ISLAMABAD, Pakistan (AP) — Pakistan’s military launched a helicopter evacuation of a Canadian and a Finnish mountain climber who were stranded on a peak in the country’s north, according to the Alpine Club of Pakistan.
The two climbers — Donald Allen Bowie of Canada and Lotta Henriikka Nakyva of Finland — were evacuated due to severe altitude sickness, according to Alpine Club secretary Karrar Haidri. Altitude sickness is characterized by headache, nausea, dizziness and exhaustion.
An initial statement from Pakistan’s military listed Bowie as American, but the Alpine Club confirmed he’s originally from Alberta, Canada.
The two climbers were part of an international winter expedition to the 26,000-foot (8,000-meter) Broad Peak, the world’s 12th highest mountain. The team was led by Russian-Polish climber Denis Urubko.
Nkyava described the ordeal in a post on social media, saying, “We got caught in a storm. My right hand was going numb, along with my toes. I was frozen to my core. We kept on climbing until somewhere around 6600m when Don made the decision to set camp.”

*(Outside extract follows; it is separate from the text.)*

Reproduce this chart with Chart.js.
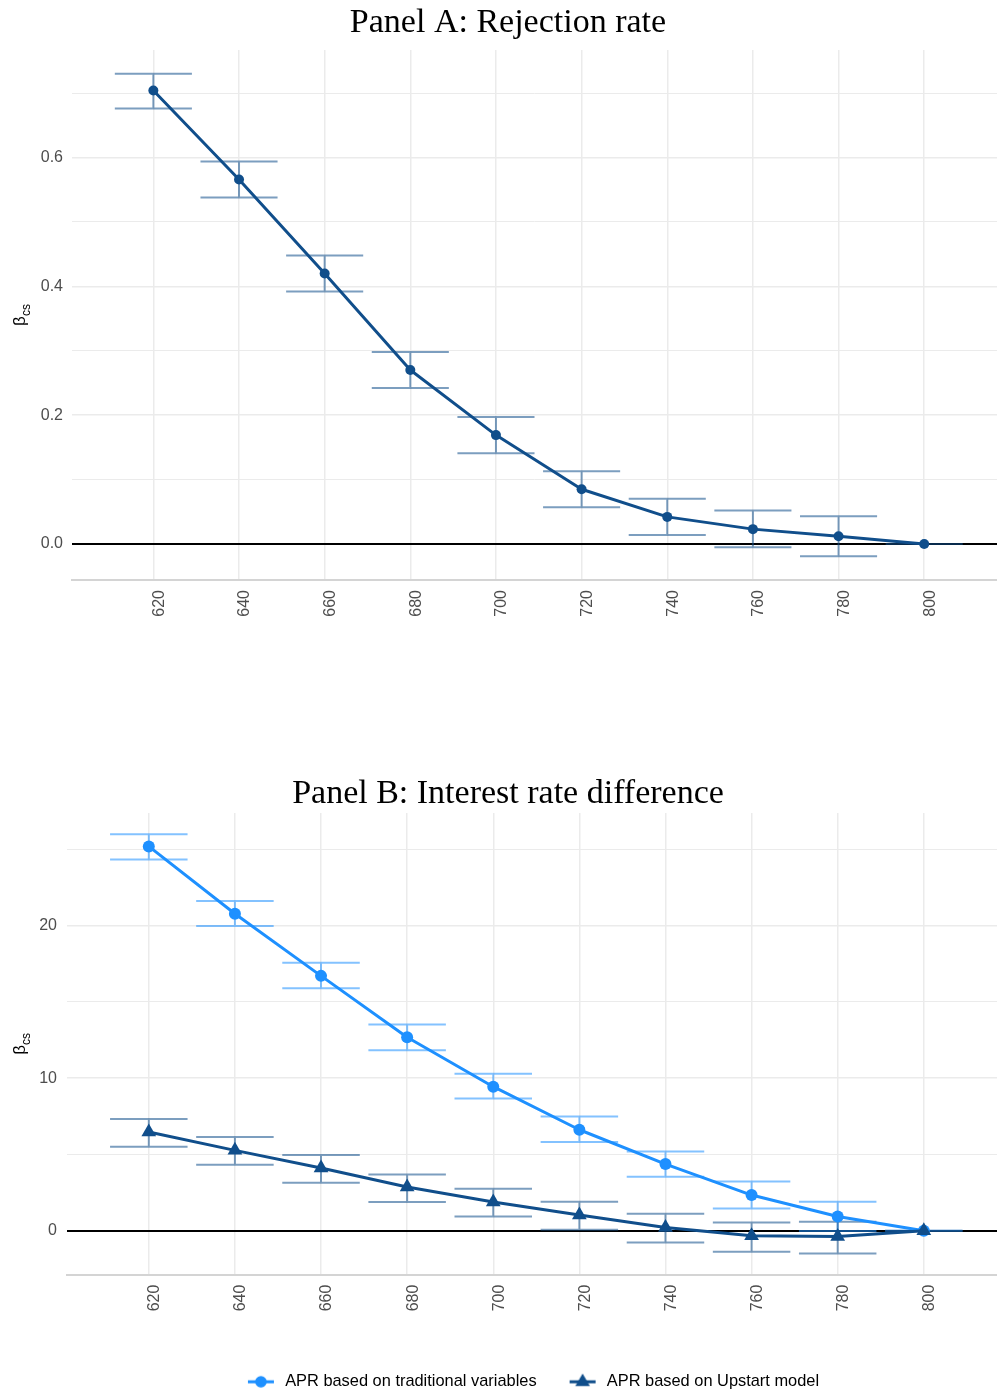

“Long story short, we stayed there for 2 nights, all digits alive, COLD af, we ran out of food, low on gas (dehydration), took a beating from some winds when coming down but eventually got down yesterday to basecamp,” she said.
A photo released by Pakistan’s military showed the climbers apparently in good spirits, smiling and sitting in a helicopter.
Broad Peak is located in the Karakoram range on the border of Pakistan, India and China. The Karakoram range is among a complex of ranges including the Himalayas. Broad Peak is located around 6 miles (10 kilometers) from K2 mountain, the second highest peak in the world.
In March, an Italian and a British climber died on Pakistan’s Nanga Parbat, known as “Killer Mountain” because of its dangerous conditions.
This story has been updated to correct that one of the climbers is Canadian and lives in the United States. He is not originally from the United States, as Pakistan’s military initially reported.